Monday, February 18, 2008

Restaurant Review: Casa Andina

Over the past few years, Latin American cuisine has shown itself to be quite the crowd-pleaser here in Prague. Argentinian steakhouses, quasi-Mexican restaurants, and cocktail bars specializing in mojitos have popped up all over town, many of them packed nightly with starry-eyed, cigar-wielding patrons.
Now, another South American restaurant aims to capitalize on the trend. This one's a little different, at least: Casa Andina serves Peruvian food, a cuisine not as well-known internationally as those of Argentina or Mexico. Co-proprietors Alejandro Sanders and Martin Štefánek seemed excited to introduce their foreign specialties to local customers, demonstrating an eagerness to please so dogged that the attentive service occasionally bordered on annoying.

It's pretty clear that Casa Andina's heart is in the right place. But that alone, of course, isn't always enough.

Three large flat-screen televisions line the small restaurant's back wall. Their purpose, apparently, is to screen such garbage as the Ricky Martin MTV Unplugged DVD. Watching the Puerto Rican pop star gyrate his hips and flex his muscles in triplicate for his adoring fans was distracting, even with the sound off. Neither the TVs nor the thumping techno soundtrack seemed to mesh well with the rows of books and reproductions of traditional Moche sex pots lining the walls.
I was also a little thrown by the presentation of my shrimp ceviche entrée (360 CZK): the seafood salad arrived in a whiskey glass stamped with the Havana Club rum logo, which wasn't especially appetizing. The ceviche itself was less of a salad than a cold tomato soup, something like a baby shrimp gazpacho. It tasted pleasantly of lime, but the fresh zestiness that is typical of a good ceviche was missing.

A skewer of beef hearts (anticuchos de corazón de res, 260 CZK, above) had been marinated in a tasty red chili pepper sauce, but the meat hadn't been cooked for long enough and ended up tough and chewy. The papas rellenas de carne (potatoes stuffed with pork meat, 195 CZK, below), on the other hand, were truly memorable. To make this dish, a mashed potato patty is filled with heavily seasoned ground pork, raisins, and hardboiled eggs; the patty is then dipped in batter and fried. The end result looks like a whole cooked potato with its skin intact.
Also worth trying are the yuquitas fritas (110 CZK), a sweeter spin on the French fry made with yucas instead of potatoes and served with a red pepper dipping sauce, and the dense, caramel-laced coconut flan (70 CZK).

Casa Andina has its flaws, but with a little more time and a few adjustments, it just might find a niche in the crowded Latin American-themed restaurant scene.

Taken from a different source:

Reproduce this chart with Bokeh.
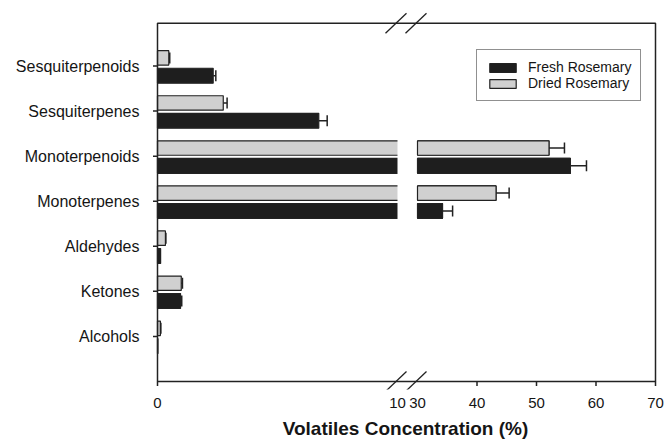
from bokeh.plotting import figure
from bokeh.models import (ColumnDataSource, FixedTicker, Whisker, TeeHead,
                          Legend, LegendItem, Range1d)
from bokeh.embed import file_html
from bokeh.resources import INLINE

# ---------------- data ----------------
categories = ["Alcohols", "Ketones", "Aldehydes", "Monoterpenes",
              "Monoterpenoids", "Sesquiterpenes", "Sesquiterpenoids"]
fresh = [0.02, 0.96, 0.13, 34.2, 55.7, 6.72, 2.32]
fresh_err = [0.0, 0.05, 0.0, 1.7, 2.7, 0.35, 0.11]
dried = [0.12, 0.99, 0.33, 43.2, 52.1, 2.74, 0.47]
dried_err = [0.02, 0.05, 0.02, 2.2, 2.6, 0.16, 0.04]
x_ticks = [0, 10, 30, 40, 50, 60, 70]
break_low, break_high, x_max = 10, 30, 70
series_labels = ["Fresh Rosemary", "Dried Rosemary"]

# ---------------- broken-axis scale (1 unit = 1 screen px) ----------------
LEFT_W, GAP_W, RIGHT_W = 240, 20, 238


def u(v):
    if v <= break_low:
        return v * LEFT_W / break_low
    return LEFT_W + GAP_W + (v - break_high) * RIGHT_W / (x_max - break_high)


FONT = "Liberation Sans"
DARK = "#1e1e1e"
LIGHT = "#d0d0d0"
EDGE = "#222222"
TXT = "#151515"

W, H = 666, 441
BORDER_L, BORDER_R, BORDER_T, BORDER_B = 151, 7, 11, 52
PAD_X = 6                      # frame extends past the drawn box, so slashes are not clipped
PAD_TOP_PX, PAD_BOT_PX = 11.7, 8
Y_TOP = 7.95
frame_h = H - BORDER_T - BORDER_B
ys = (frame_h - PAD_TOP_PX - PAD_BOT_PX) / Y_TOP     # px per y unit

ypos = list(range(1, len(categories) + 1))

p = figure(width=W, height=H, output_backend="svg", toolbar_location=None,
           x_range=Range1d(-PAD_X, W - BORDER_L - BORDER_R - PAD_X),
           y_range=Range1d(-PAD_BOT_PX / ys, Y_TOP + PAD_TOP_PX / ys),
           min_border_left=BORDER_L, min_border_right=BORDER_R,
           min_border_top=BORDER_T, min_border_bottom=BORDER_B)
p.grid.visible = False
p.outline_line_color = None
p.background_fill_color = "white"
p.border_fill_color = "white"

# bars (full length)
f_src = ColumnDataSource(dict(left=[0] * 7, right=[u(v) for v in fresh],
                              bottom=[y - 0.38 for y in ypos], top=[y - 0.05 for y in ypos]))
d_src = ColumnDataSource(dict(left=[0] * 7, right=[u(v) for v in dried],
                              bottom=[y + 0.02 for y in ypos], top=[y + 0.34 for y in ypos]))
r_fresh = p.quad(left="left", right="right", bottom="bottom", top="top", source=f_src,
                 fill_color=DARK, line_color=EDGE, line_width=1.2)
r_dried = p.quad(left="left", right="right", bottom="bottom", top="top", source=d_src,
                 fill_color=LIGHT, line_color=EDGE, line_width=1.2)

# gap in the bars that cross the break
gap_rows = [i for i in range(7) if max(fresh[i], dried[i]) > break_high]
g_src = ColumnDataSource(dict(left=[u(break_low)] * len(gap_rows),
                              right=[u(break_high)] * len(gap_rows),
                              bottom=[ypos[i] - 0.45 for i in gap_rows],
                              top=[ypos[i] + 0.42 for i in gap_rows]))
p.quad(left="left", right="right", bottom="bottom", top="top", source=g_src,
       fill_color="white", line_color=None)

# right-hand pieces redrawn with their own left edge
for vals, col, b_off, t_off in [(fresh, DARK, -0.38, -0.05), (dried, LIGHT, 0.02, 0.34)]:
    rows = [i for i in range(7) if vals[i] > break_high]
    src = ColumnDataSource(dict(left=[u(break_high)] * len(rows),
                                right=[u(vals[i]) for i in rows],
                                bottom=[ypos[i] + b_off for i in rows],
                                top=[ypos[i] + t_off for i in rows]))
    p.quad(left="left", right="right", bottom="bottom", top="top", source=src,
           fill_color=col, line_color=EDGE, line_width=1.2)

# error bars
for vals, errs, off in [(fresh, fresh_err, -0.215), (dried, dried_err, 0.18)]:
    rows = [i for i in range(7) if errs[i] > 0]
    src = ColumnDataSource(dict(base=[ypos[i] + off for i in rows],
                                lower=[u(vals[i]) for i in rows],
                                upper=[u(vals[i] + errs[i]) for i in rows]))
    p.add_layout(Whisker(base="base", lower="lower", upper="upper", dimension="width",
                         source=src, line_color=EDGE, line_width=1.5,
                         upper_head=TeeHead(size=11, line_color=EDGE, line_width=1.5),
                         lower_head=None))

# plot box (axes lines + frame)
p.quad(left=[0], right=[u(x_max)], bottom=[0], top=[Y_TOP],
       fill_color=None, line_color=EDGE, line_width=1.5)

# tick marks
TICK = 4.5
y_tick_src = ColumnDataSource(dict(x0=[-TICK] * len(ypos), x1=[0] * len(ypos), y=ypos))
p.segment(x0="x0", x1="x1", y0="y", y1="y", source=y_tick_src,
          line_color=EDGE, line_width=1.5)
xt = [u(t) for t in x_ticks if t not in (break_low, break_high)]
p.segment(x0=xt, x1=xt, y0=[0] * len(xt), y1=[-TICK / ys] * len(xt),
          line_color=EDGE, line_width=1.5)

# axis-break slashes on top and bottom lines
sx, sy = 10.5, 10 / ys
for cx in (u(break_low) - 1.5, u(break_high) - 1.5):
    for yc in (0, Y_TOP):
        p.segment(x0=[cx - sx], y0=[yc - sy], x1=[cx + sx], y1=[yc + sy],
                  line_color=EDGE, line_width=1.3)

# axes (labels only)
xa = p.xaxis[0]
xa.ticker = FixedTicker(ticks=[u(t) for t in x_ticks])
xa.major_label_overrides = {u(t): str(t) for t in x_ticks}
xa.minor_tick_line_color = None
xa.major_tick_line_color = None
xa.axis_line_color = None
xa.major_tick_out = 0
xa.major_tick_in = 0
xa.major_label_standoff = 8
xa.major_label_text_font = FONT
xa.major_label_text_font_size = "15px"
xa.major_label_text_color = TXT
xa.axis_label = "Volatiles Concentration (%)"
xa.axis_label_text_font = FONT
xa.axis_label_text_font_style = "bold"
xa.axis_label_text_font_size = "19px"
xa.axis_label_text_color = TXT
xa.axis_label_standoff = 7

ya = p.yaxis[0]
ya.ticker = FixedTicker(ticks=ypos)
ya.major_label_overrides = {y: c for y, c in zip(ypos, categories)}
ya.minor_tick_line_color = None
ya.major_tick_line_color = None
ya.axis_line_color = None
ya.major_tick_out = 0
ya.major_tick_in = 0
ya.major_label_standoff = 12
ya.major_label_text_font = FONT
ya.major_label_text_font_size = "16px"
ya.major_label_text_color = TXT

legend = Legend(items=[LegendItem(label=series_labels[0], renderers=[r_fresh]),
                       LegendItem(label=series_labels[1], renderers=[r_dried])],
                location=(476 - BORDER_L, (H - BORDER_B) - 101), orientation="vertical",
                glyph_width=33, glyph_height=11, label_height=11, label_standoff=9,
                spacing=0, padding=9, margin=0,
                label_text_font=FONT, label_text_font_size="14px",
                label_text_color=TXT,
                border_line_color=EDGE, border_line_width=1.5,
                background_fill_color="white", background_fill_alpha=1)
p.add_layout(legend)

open("out.html", "w").write(file_html(p, INLINE))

The owners will be holding regular salsa-dancing nights in the club space downstairs; that should certainly help put Casa Andina on the map -- even if nothing else does.

Casa Andina
Dušní 15
Prague 1 - Old Town
Tel: +420 224 815 996

1 comment:

Anonymous said...

I tried several dishes and all tasted delicious. The service was great and atmosphere was pleasant. No Ricky Martin "garbage" as the author called it but beautiful scenery of Peru. The Flan and the creme is a pleasure. I have absolutely nothing bad to say about this place and only good things and I will recommend the place to everyone I know!